The Japanese film Battle Royale, from a couple years back, satirizes something even more transgressive than Kick-Ass--violence perpetrated by children on other children--and it examines the question of child sociopaths in a more gratifying way, but hasn't been released in a decent edition here, presumably for fear of controversy. Quentin Tarantino's films also have transgressive violence, but there too is an element of play in them and an element of ridicule in regards to violence and convention. I'm not saying that Tarantino land or Battle Royale are entirely ethical either--I'm undecided--but these examples prove to me that Vaughn didn't have to make the film unfunny or unenjoyable to deal with the stuff it brings up.

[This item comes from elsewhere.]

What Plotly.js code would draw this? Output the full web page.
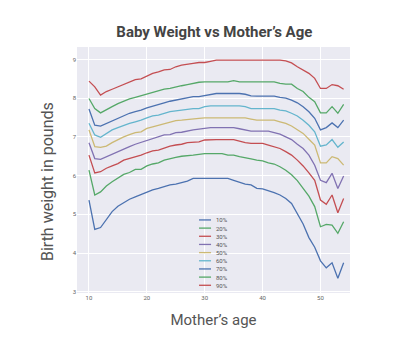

Ultimately, by saying, "yeah, she's a bad ass!" and "look at that--a child committing bloody murders, wow!" and not saying anything else, not even giving her enough scenes, the film fails on both the aesthetic and the ethical count. Perhaps if these filmmakers at least thought of ethics sometimes instead of simply trying to alternately shock, awe or appease us, they'd develop more considered and interesting aesthetics too. But perhaps that would risk negating the real concerns of Cameron and Vaughn (as well as their producers), which is ultimately not aesthetics or ethics, but commerce. And to their credit, Kick-Ass and Avatar have made a lot of money.

1 comment:

  1. I wish there was a "like" button on Blogspot. Because I don't even have anything to add, you just said everything I would have. I really like your interpretation of the tracking shots in The Shining, I'd never thought of it.

    I would see a movie just about Hit Girl. At least Kick-Ass was original and not just Dances with Wolves + The Last Samurai + Ferngully. Or were these all the same movie too? Whoops.